Under MiCA, stablecoins must maintain fully liquid reserves at a 1:1 ratio, with at least one-third held as cash deposits. Issuers like Tether and Circle have scrambled to comply, with Circle’s USDC achieving full MiCA compliance in early 2025, while Tether’s USDT faces potential delisting from EU-based exchanges unless its reserve practices align. The regulatory divergence between the EU and US creates a fragmented market, where compliant tokens may trade at a premium over non-compliant ones.

The impact on market dynamics is already visible. Trading volumes on European centralized exchanges have shifted toward USDC, which now commands 45% of euro-denominated stablecoin pairs, up from 30% in 2024. Meanwhile, the total stablecoin market capitalization has surpassed $200 billion, driven by institutional demand for on-chain settlement. However, regulatory tightening could reduce the supply of non-compliant stablecoins, potentially causing liquidity crunches in altcoin markets that heavily rely on USDT.

For investors, the key risk is counterparty solvency. Recent incidents, including the de-pegging of certain algorithmic stablecoins, have underscored the importance of reserve transparency. MiCA mandates monthly attestations, while the US bill requires quarterly audits. This may increase operational costs for issuers, potentially leading to lower yield passes to users. On the positive side, regulated stablecoins could pave the way for broader institutional adoption, as custodians and exchanges gain confidence in the asset class.

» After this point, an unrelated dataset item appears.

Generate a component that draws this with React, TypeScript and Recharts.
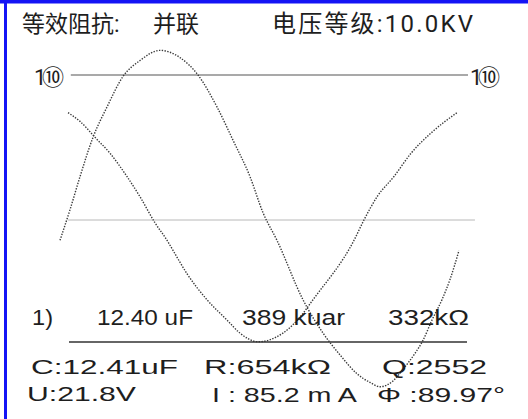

Looking forward, the emergence of central bank digital currencies (CBDCs) adds another layer. While not yet widely adopted, CBDCs could compete with commercial stablecoins for cross-border payments. For now, stablecoins remain instrumental in crypto trading, decentralized finance lending, and remittances. Investors should prioritize platforms and tokens that proactively embrace regulatory standards, as the cost of non-compliance could be existential. The regulatory spotlight is not a passing shadow; it signals the maturation of digital assets into a mainstream financial instrument.